Were there more titles that made me happy in 2012?  Sure.  Prophet, Shade, Night Force, Winter Soldier, Rucka’s Punisher and Matt Fraction finally getting to finish an Iron Man arc that was interrupted waaaaaay too many times for Events.  There’s always something you forget from this list, but the above will do for now.

Comments

  1. Scratchie says:

    In what way is an alternation between Cliff Chiang and Tony Akin “seamless”? I dropped the book because Tony Akin’s art hurts my eyes. Value judgments aside, I don’t think their art looks anything alike.

  2. Glad I’m not the only person that thinks The Spider is an amazing comic. It is probably the best spider related comic on shelves right now (and there are a lot of comics based on spiders).

  3. I dunno if Akin’s art was an eyesore… but it was jarring and a let down from Cliff Chiang doing some of the best art around. Meanwhile.. aw much as I enjoyed other elements and updates.. the alteration of the Amazons and Wonder Woman’s immaculate feminine conception feels like a betrayal of the character and her feminist stance.. as crazy as it is. After reading Azzerello was put on the book wothout much knowlege or care for the character’s story… and the overall climate a DC.. I have up on WW before even the few other DC books I still liked. Then again.. I gave up on Marvel a long time ago.. as tempting as Waid’s new DD take sounds..
    Of course.. as this list shows.. plenty of other fish in the sea from smaller publishers.

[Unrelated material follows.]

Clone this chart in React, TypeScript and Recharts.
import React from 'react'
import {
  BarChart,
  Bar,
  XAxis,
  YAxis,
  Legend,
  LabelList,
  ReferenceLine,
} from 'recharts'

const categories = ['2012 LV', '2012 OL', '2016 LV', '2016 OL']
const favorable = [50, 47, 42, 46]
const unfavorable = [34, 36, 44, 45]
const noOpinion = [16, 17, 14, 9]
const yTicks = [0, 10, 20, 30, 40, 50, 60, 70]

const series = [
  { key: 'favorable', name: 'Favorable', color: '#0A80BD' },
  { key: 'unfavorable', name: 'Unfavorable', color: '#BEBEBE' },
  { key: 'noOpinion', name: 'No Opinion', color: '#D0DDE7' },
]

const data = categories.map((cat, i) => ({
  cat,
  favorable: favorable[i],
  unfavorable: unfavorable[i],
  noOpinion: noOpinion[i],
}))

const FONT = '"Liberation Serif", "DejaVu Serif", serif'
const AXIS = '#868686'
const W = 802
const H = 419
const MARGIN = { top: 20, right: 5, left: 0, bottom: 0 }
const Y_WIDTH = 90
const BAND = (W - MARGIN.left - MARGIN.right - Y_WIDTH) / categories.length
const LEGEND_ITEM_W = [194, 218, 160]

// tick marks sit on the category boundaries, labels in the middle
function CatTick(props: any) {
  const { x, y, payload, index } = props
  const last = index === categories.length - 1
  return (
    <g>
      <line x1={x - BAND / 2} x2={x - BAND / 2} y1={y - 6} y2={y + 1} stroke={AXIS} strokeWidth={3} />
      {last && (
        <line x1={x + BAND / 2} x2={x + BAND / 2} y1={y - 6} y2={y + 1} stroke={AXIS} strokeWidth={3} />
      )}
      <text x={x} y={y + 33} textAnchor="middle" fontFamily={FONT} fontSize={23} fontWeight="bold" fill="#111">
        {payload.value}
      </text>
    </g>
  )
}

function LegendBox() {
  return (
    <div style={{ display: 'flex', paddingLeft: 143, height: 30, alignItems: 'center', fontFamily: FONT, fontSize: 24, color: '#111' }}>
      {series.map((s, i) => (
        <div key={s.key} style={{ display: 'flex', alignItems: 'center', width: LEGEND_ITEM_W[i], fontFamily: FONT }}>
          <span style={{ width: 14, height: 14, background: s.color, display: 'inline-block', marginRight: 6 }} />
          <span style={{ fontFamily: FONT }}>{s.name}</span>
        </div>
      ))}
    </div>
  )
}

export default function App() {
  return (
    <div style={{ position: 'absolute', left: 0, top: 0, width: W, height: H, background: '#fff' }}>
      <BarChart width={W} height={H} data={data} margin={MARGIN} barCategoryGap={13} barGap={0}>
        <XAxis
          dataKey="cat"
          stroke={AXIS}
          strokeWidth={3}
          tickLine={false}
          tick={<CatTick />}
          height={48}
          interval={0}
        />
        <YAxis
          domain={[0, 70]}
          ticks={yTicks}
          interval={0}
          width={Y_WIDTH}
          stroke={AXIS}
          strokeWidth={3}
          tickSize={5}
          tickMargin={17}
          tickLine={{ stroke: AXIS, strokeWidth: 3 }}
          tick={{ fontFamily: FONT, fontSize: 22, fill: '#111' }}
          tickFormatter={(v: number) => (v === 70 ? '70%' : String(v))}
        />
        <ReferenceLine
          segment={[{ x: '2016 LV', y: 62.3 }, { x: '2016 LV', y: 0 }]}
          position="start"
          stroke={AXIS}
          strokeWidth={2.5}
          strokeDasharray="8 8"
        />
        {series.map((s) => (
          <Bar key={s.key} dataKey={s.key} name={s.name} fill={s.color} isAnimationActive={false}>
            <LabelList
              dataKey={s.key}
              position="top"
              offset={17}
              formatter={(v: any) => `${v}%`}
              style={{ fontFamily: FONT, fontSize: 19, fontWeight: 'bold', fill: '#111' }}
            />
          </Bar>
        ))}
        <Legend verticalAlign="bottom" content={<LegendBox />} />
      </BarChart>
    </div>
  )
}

  4. Night Force? ! Really?! Well at least that makes one happy. Couldn’t have been more disapointed by it. By miles, ugliest work ever by Tom Mandrake (was he injured? I can’t believe there is no reason to his art looking so bad on this mini) and a story going where it was supposed to be since page 2, with no logic and no suspense. That was also way too closer to the first night force serie Wolfman wrote 30 years ago. Did it even scare someone out there?